Donnerstag, 11. Januar 2018

Das STUFENGEBET (3/15)



Irland, das nie römische Provinz war, blieb von den Wogen der Völkerwanderung verschont und war darum auch weniger späteren Einflüssen unterworfen. Es konnten sich deshalb dort verschiedene frühchristliche Gewohnheiten, frühe bestimmte Fassungen des biblischen Textes und vor allem ein altertümlicher Meßbuchtypus lange Zeit rein erhalten.

Der Römer Palladius war 431 von Papst Coelestinus (422-432) zum Bischof geweiht und mit vier Priestern nach Irland gesandt worden, um die dort bereits zahlreich lebenden Christen zu betreuen. Palladius hat nun, wie es üblich war, liturgische Bücher mit in sein Missionsgebiet gebracht, wie sie zu seiner Zeit in seiner Heimat Rom gebräuchlich waren. Auf dieses Exemplar gehen die späteren irischen Meßlibelli zurück. Sie stellen deshalb Zeugnisse für die stadtrömische Liturgie des 5. Jahrhundert dar. Sie haben jeweils nur wenige Meßformulare, die keinen Bezug zum Kirchenjahr haben. Daraus schließen wir, daß es in Rom allem Anschein nach noch bis ins 6. Jahrhundert, vielleicht sogar bis zu Gregor dem Großen, kein offizielles Jahres-Sakramentar gab, sondern ähnlich wie noch heute in den orientalischen Riten das ganze Jahr über eine missa communis in Übung war, die eben Palladius nach Irland mitgebracht hat und die sich in einigen späteren Abschriften erhalten hat.

Die bekannteste davon ist das sogenannte Stowe-Missal aus dem 8./9. Jahrhundert, geschrieben in   Tallaght und vollständig erhalten.

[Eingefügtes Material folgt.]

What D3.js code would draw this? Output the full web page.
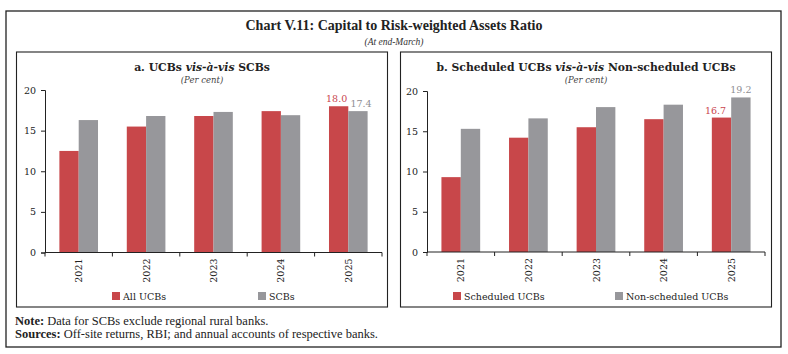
<!DOCTYPE html>
<html><head><meta charset="utf-8">
<script src="https://cdn.jsdelivr.net/npm/d3@7"></script>
<style>
html,body{margin:0;padding:0;background:#fff;}
svg{display:block;}
</style></head>
<body>
<script>
// ---- data ----
const years = ["2021","2022","2023","2024","2025"];
const yTicks = [0,5,10,15,20];
const panelASeries = ["All UCBs","SCBs"];
const allUCBs = [12.5,15.5,16.8,17.4,18.0];
const scbs = [16.3,16.8,17.3,16.9,17.4];
const panelBSeries = ["Scheduled UCBs","Non-scheduled UCBs"];
const scheduledUCBs = [9.3,14.2,15.5,16.5,16.7];
const nonScheduledUCBs = [15.3,16.6,18.0,18.3,19.2];

const W = 788, H = 354;
const RED = "#c8474a", GRAY = "#97979b";
const SERIF = "'DejaVu Serif', serif";
const TSERIF = "'Liberation Serif', 'Times New Roman', serif";

const svg = d3.select("body").append("svg").attr("width", W).attr("height", H);

// outer frame
svg.append("rect").attr("x",6).attr("y",11).attr("width",775).attr("height",336)
  .attr("fill","none").attr("stroke","#222").attr("stroke-width",1.3);

svg.append("text").attr("x",394).attr("y",30).attr("text-anchor","middle")
  .attr("font-family",TSERIF).attr("font-weight","bold").attr("font-size",14)
  .attr("fill","#222").text("Chart V.11: Capital to Risk-weighted Assets Ratio");
svg.append("text").attr("x",394).attr("y",45).attr("text-anchor","middle")
  .attr("font-family",TSERIF).attr("font-style","italic").attr("font-size",9.5)
  .attr("fill","#333").text("(At end-March)");

const note = svg.append("text").attr("x",15).attr("y",325)
  .attr("font-family",TSERIF).attr("font-size",12.5).attr("fill","#222");
note.append("tspan").attr("font-weight","bold").text("Note:");
note.append("tspan").text(" Data for SCBs exclude regional rural banks.");
const src = svg.append("text").attr("x",15).attr("y",338)
  .attr("font-family",TSERIF).attr("font-size",12.5).attr("fill","#222");
src.append("tspan").attr("font-weight","bold").text("Sources:");
src.append("tspan").text(" Off-site returns, RBI; and annual accounts of respective banks.");

function panel(opt){
  const g = svg.append("g");
  g.append("rect").attr("x",opt.px).attr("y",52).attr("width",371).attr("height",255)
    .attr("fill","none").attr("stroke","#222").attr("stroke-width",1.1);
  const cx = opt.px + 185.5;
  const t = g.append("text").attr("x",cx).attr("y",71).attr("text-anchor","middle")
    .attr("font-family",SERIF).attr("font-weight","bold").attr("font-size",10.8).attr("fill","#222");
  opt.title.forEach(p => t.append("tspan").attr("font-style",p[1]?"italic":"normal").text(p[0]));
  g.append("text").attr("x",cx).attr("y",83).attr("text-anchor","middle")
    .attr("font-family",SERIF).attr("font-style","italic").attr("font-size",8.5)
    .attr("fill","#444").text("(Per cent)");

  const y = d3.scaleLinear().domain([0,20]).range([opt.y0, opt.y20]);
  const x = d3.scaleBand().domain(years).range([opt.x0, opt.x1]).paddingInner(0.427).paddingOuter(0.2135);
  const xs = d3.scaleBand().domain(opt.series).range([0, x.bandwidth()]);
  const colors = [RED, GRAY];
  const vals = [opt.v1, opt.v2];

  // bars
  opt.series.forEach((s,si)=>{
    g.selectAll(null).data(years).enter().append("rect")
      .attr("x", d=>x(d)+xs(s)).attr("width", xs.bandwidth())
      .attr("y", (d,i)=>y(vals[si][i])).attr("height",(d,i)=>y(0)-y(vals[si][i]))
      .attr("fill", colors[si]);
  });

  // y axis
  const ya = g.append("g").attr("transform",`translate(${opt.x0},0)`)
    .call(d3.axisLeft(y).tickValues(yTicks).tickSize(4).tickPadding(5).tickFormat(d3.format("d")));
  ya.select(".domain").attr("stroke","#222");
  ya.selectAll(".tick line").attr("stroke","#222");
  ya.selectAll("text").attr("font-family",SERIF).attr("font-size",9.5).attr("fill","#222");

  // x axis baseline with boundary ticks
  const xa = g.append("g").attr("transform",`translate(0,${y(0)})`)
    .call(d3.axisBottom(x).tickSize(0).tickFormat(""));
  xa.select(".domain").attr("stroke","#222").attr("d",`M${opt.x0},0H${opt.x1}`);
  const step = x.step();
  const bounds = d3.range(years.length+1).map(i => opt.x0 + i*step);
  g.selectAll(null).data(bounds).enter().append("line")
    .attr("x1",d=>d).attr("x2",d=>d).attr("y1",y(0)).attr("y2",y(0)+4)
    .attr("stroke","#222");

  // year labels
  g.selectAll(null).data(years).enter().append("text")
    .attr("transform", d=>`translate(${x(d)+x.bandwidth()/2+3.5},${y(0)+6}) rotate(-90)`)
    .attr("text-anchor","end").attr("font-family",SERIF).attr("font-size",9.5)
    .attr("fill","#222").text(d=>d);

  // data labels for last year
  const last = years[years.length-1];
  opt.series.forEach((s,si)=>{
    const v = vals[si][years.length-1];
    g.append("text").attr("x", x(last)+xs(s)+xs.bandwidth()/2 + opt.labelDx[si])
      .attr("y", y(v)-4).attr("text-anchor","middle")
      .attr("font-family",SERIF).attr("font-size",9.5)
      .attr("fill", si===0 ? "#c9454e" : "#8e8e93").text(v.toFixed(1));
  });

  // legend
  opt.legend.forEach((lx,si)=>{
    g.append("rect").attr("x",lx).attr("y",292).attr("width",8).attr("height",8).attr("fill",colors[si]);
    g.append("text").attr("x",lx+11).attr("y",299.5).attr("font-family",SERIF).attr("font-size",9.5)
      .attr("fill","#222").text(opt.series[si]);
  });
}

panel({px:16.5, x0:45, x1:382, y0:252.5, y20:90,
  title:[["a. UCBs ",false],["vis-à-vis",true],[" SCBs",false]],
  series:panelASeries, v1:allUCBs, v2:scbs, legend:[112,258], labelDx:[-2,3]});
panel({px:400.5, x0:427, x1:765, y0:252, y20:91,
  title:[["b. Scheduled UCBs ",false],["vis-à-vis",true],[" Non-scheduled UCBs",false]],
  series:panelBSeries, v1:scheduledUCBs, v2:nonScheduledUCBs, legend:[453,615], labelDx:[-6,0]});
</script>
</body></html>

Am Anfang dieses Missales steht eine missa canonica, in der wir nun erstmals eine Art Bußritus zu Beginn der Meßfeier finden.

Zu Beginn der missa cononica des Stowe-Missal steht eine altertümliche letania, eine Allerheiligenlitanei mit der vorausgehenden Antiphon: 
Wir haben gesündigt, o Herr, wir haben gesündigt. Erbarme dich über unsere Sünden:  und rette uns. Der du den Noe über die Wogen der Sintflut geleitet hast: erhöre uns. Und Jonas aus dem Abgrund durch (dein) Wort zurückgerufen hast: befreie uns. Der du dem sinkenden Petrus die Hand ausgestreckt hast: hilf uns Christus, Sohn Gottes. Du hast Wunder getan, o Herr, mit unseren Vätern, erbarme dich auch unserer Zeiten. Sende aus  deinen Arm aus der Höhe: befreie uns.

[…] Das spätere Kyrie zu Beginn der römischen Messe, wie wir es noch heute kennen, ist nichts anderes als der Schluß der alten letania, wie sie auf dem Weg zur Stationskirche gesungen wurde. In späteren Liturgiebüchern heißt es deshalb, das Kyrie der Messe falle aus, wenn eine solche Prozession mit der Allerheiligenlitanei vorausgeht.